*DIRECTIONS*: Skip the pictures and extract all of the lines exactly as written.

-- start --

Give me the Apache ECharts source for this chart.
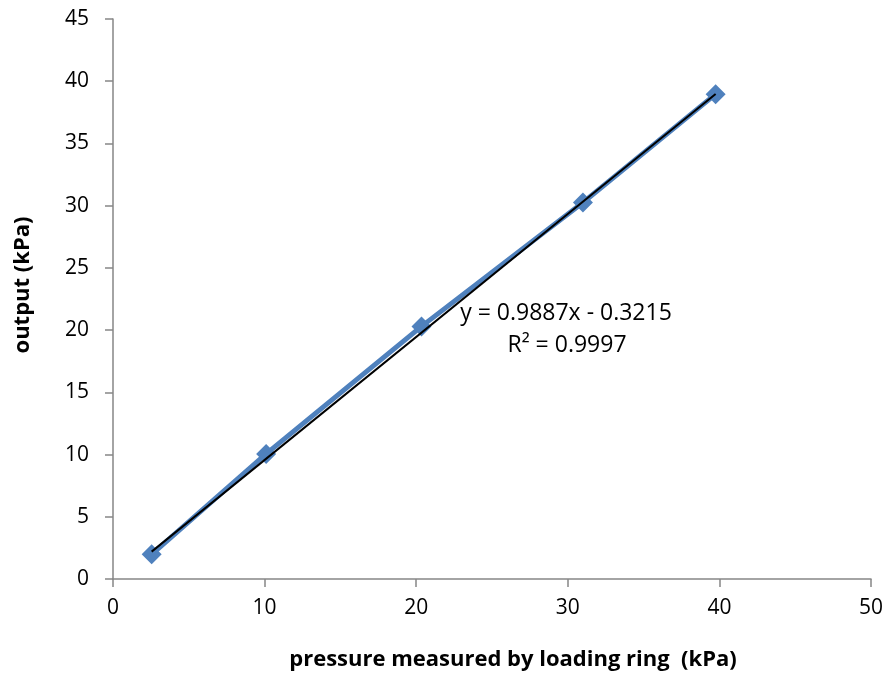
<!DOCTYPE html>
<html>
<head>
<meta charset="utf-8">
<script src="https://cdn.jsdelivr.net/npm/echarts@6/dist/echarts.min.js"></script>
<style>
  html, body { margin: 0; padding: 0; background: #fff; }
  #chart { width: 891px; height: 676px; }
</style>
</head>
<body>
<div id="chart"></div>
<script>
// Loading ring pressure vs. sensor output
const pressure = [2.55, 10.1, 20.35, 31.0, 39.75];
const output = [1.98, 10.05, 20.3, 30.25, 38.96];

// Linear fit reported for the data
const slope = 0.9887;
const intercept = -0.3215;
const rSquared = 0.9997;

const xTicks = { min: 0, max: 50, interval: 10 };
const yTicks = { min: 0, max: 45, interval: 5 };

const xTitle = 'pressure measured by loading ring  (kPa)';
const yTitle = 'output (kPa)';

const measured = pressure.map((x, i) => [x, output[i]]);
const xMin = Math.min(...pressure);
const xMax = Math.max(...pressure);
const fitLine = [xMin, xMax].map(x => [x, slope * x + intercept]);

const FONT = '"Open Sans", "Noto Sans", sans-serif';
const axisGray = '#868686';

const chart = echarts.init(document.getElementById('chart'), null, { renderer: 'canvas' });

chart.setOption({
  animation: false,
  backgroundColor: '#ffffff',
  grid: { left: 113, right: 20, top: 19, bottom: 97, containLabel: false },
  xAxis: {
    type: 'value',
    min: xTicks.min, max: xTicks.max, interval: xTicks.interval,
    axisLine: { show: true, lineStyle: { color: axisGray, width: 1.5 } },
    axisTick: { show: true, inside: false, length: 8, lineStyle: { color: axisGray, width: 1.5 } },
    axisLabel: { fontFamily: FONT, fontSize: 21, color: '#000', margin: 19 },
    splitLine: { show: false }
  },
  yAxis: {
    type: 'value',
    min: yTicks.min, max: yTicks.max, interval: yTicks.interval,
    axisLine: { show: true, lineStyle: { color: axisGray, width: 1.5 } },
    axisTick: { show: true, inside: false, length: 8, lineStyle: { color: axisGray, width: 1.5 } },
    axisLabel: { fontFamily: FONT, fontSize: 21, color: '#000', margin: 24 },
    splitLine: { show: false }
  },
  series: [
    {
      name: 'output',
      type: 'line',
      data: measured,
      symbol: 'diamond',
      symbolSize: 20,
      showAllSymbol: true,
      lineStyle: { color: '#4F81BD', width: 5 },
      itemStyle: { color: '#4F81BD' },
      z: 2
    },
    {
      name: 'fit',
      type: 'line',
      data: fitLine,
      symbol: 'none',
      lineStyle: { color: '#000000', width: 2 },
      z: 3
    }
  ],
  graphic: [
    {
      type: 'text',
      x: 566,
      y: 313,
      style: {
        text: 'y = ' + slope.toFixed(4) + 'x - ' + Math.abs(intercept).toFixed(4),
        fontFamily: FONT, fontSize: 23, fill: '#000',
        align: 'center', verticalAlign: 'middle'
      },
      z: 10
    },
    {
      type: 'text',
      x: 567,
      y: 345,
      style: {
        text: 'R² = ' + rSquared.toFixed(4),
        fontFamily: FONT, fontSize: 23, fill: '#000',
        align: 'center', verticalAlign: 'middle'
      },
      z: 10
    },
    {
      type: 'text',
      x: 513,
      y: 660,
      style: {
        text: xTitle,
        fontFamily: FONT, fontSize: 22, fontWeight: 'bold', fill: '#000',
        align: 'center', verticalAlign: 'middle'
      }
    },
    {
      type: 'text',
      x: 23,
      y: 285,
      rotation: Math.PI / 2,
      style: {
        text: yTitle,
        fontFamily: FONT, fontSize: 22, fontWeight: 'bold', fill: '#000',
        align: 'center', verticalAlign: 'middle'
      }
    }
  ]
});
</script>
</body>
</html>
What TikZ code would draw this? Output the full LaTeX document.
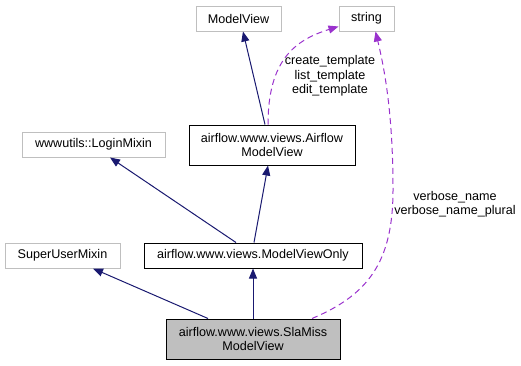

-- end --

*THE RESULT*:
Give me the Apache ECharts source for this chart.
<!DOCTYPE html>
<html>
<head>
<meta charset="utf-8">
<script src="https://cdn.jsdelivr.net/npm/echarts@6/dist/echarts.min.js"></script>
<style>
  html, body { margin: 0; padding: 0; background: #fff; }
  #chart { width: 891px; height: 676px; }
</style>
</head>
<body>
<div id="chart"></div>
<script>
// Loading ring pressure vs. sensor output
const pressure = [2.55, 10.1, 20.35, 31.0, 39.75];
const output = [1.98, 10.05, 20.3, 30.25, 38.96];

// Linear fit reported for the data
const slope = 0.9887;
const intercept = -0.3215;
const rSquared = 0.9997;

const xTicks = { min: 0, max: 50, interval: 10 };
const yTicks = { min: 0, max: 45, interval: 5 };

const xTitle = 'pressure measured by loading ring  (kPa)';
const yTitle = 'output (kPa)';

const measured = pressure.map((x, i) => [x, output[i]]);
const xMin = Math.min(...pressure);
const xMax = Math.max(...pressure);
const fitLine = [xMin, xMax].map(x => [x, slope * x + intercept]);

const FONT = '"Open Sans", "Noto Sans", sans-serif';
const axisGray = '#868686';

const chart = echarts.init(document.getElementById('chart'), null, { renderer: 'canvas' });

chart.setOption({
  animation: false,
  backgroundColor: '#ffffff',
  grid: { left: 113, right: 20, top: 19, bottom: 97, containLabel: false },
  xAxis: {
    type: 'value',
    min: xTicks.min, max: xTicks.max, interval: xTicks.interval,
    axisLine: { show: true, lineStyle: { color: axisGray, width: 1.5 } },
    axisTick: { show: true, inside: false, length: 8, lineStyle: { color: axisGray, width: 1.5 } },
    axisLabel: { fontFamily: FONT, fontSize: 21, color: '#000', margin: 19 },
    splitLine: { show: false }
  },
  yAxis: {
    type: 'value',
    min: yTicks.min, max: yTicks.max, interval: yTicks.interval,
    axisLine: { show: true, lineStyle: { color: axisGray, width: 1.5 } },
    axisTick: { show: true, inside: false, length: 8, lineStyle: { color: axisGray, width: 1.5 } },
    axisLabel: { fontFamily: FONT, fontSize: 21, color: '#000', margin: 24 },
    splitLine: { show: false }
  },
  series: [
    {
      name: 'output',
      type: 'line',
      data: measured,
      symbol: 'diamond',
      symbolSize: 20,
      showAllSymbol: true,
      lineStyle: { color: '#4F81BD', width: 5 },
      itemStyle: { color: '#4F81BD' },
      z: 2
    },
    {
      name: 'fit',
      type: 'line',
      data: fitLine,
      symbol: 'none',
      lineStyle: { color: '#000000', width: 2 },
      z: 3
    }
  ],
  graphic: [
    {
      type: 'text',
      x: 566,
      y: 313,
      style: {
        text: 'y = ' + slope.toFixed(4) + 'x - ' + Math.abs(intercept).toFixed(4),
        fontFamily: FONT, fontSize: 23, fill: '#000',
        align: 'center', verticalAlign: 'middle'
      },
      z: 10
    },
    {
      type: 'text',
      x: 567,
      y: 345,
      style: {
        text: 'R² = ' + rSquared.toFixed(4),
        fontFamily: FONT, fontSize: 23, fill: '#000',
        align: 'center', verticalAlign: 'middle'
      },
      z: 10
    },
    {
      type: 'text',
      x: 513,
      y: 660,
      style: {
        text: xTitle,
        fontFamily: FONT, fontSize: 22, fontWeight: 'bold', fill: '#000',
        align: 'center', verticalAlign: 'middle'
      }
    },
    {
      type: 'text',
      x: 23,
      y: 285,
      rotation: Math.PI / 2,
      style: {
        text: yTitle,
        fontFamily: FONT, fontSize: 22, fontWeight: 'bold', fill: '#000',
        align: 'center', verticalAlign: 'middle'
      }
    }
  ]
});
</script>
</body>
</html>
What TikZ code would draw this? Output the full LaTeX document.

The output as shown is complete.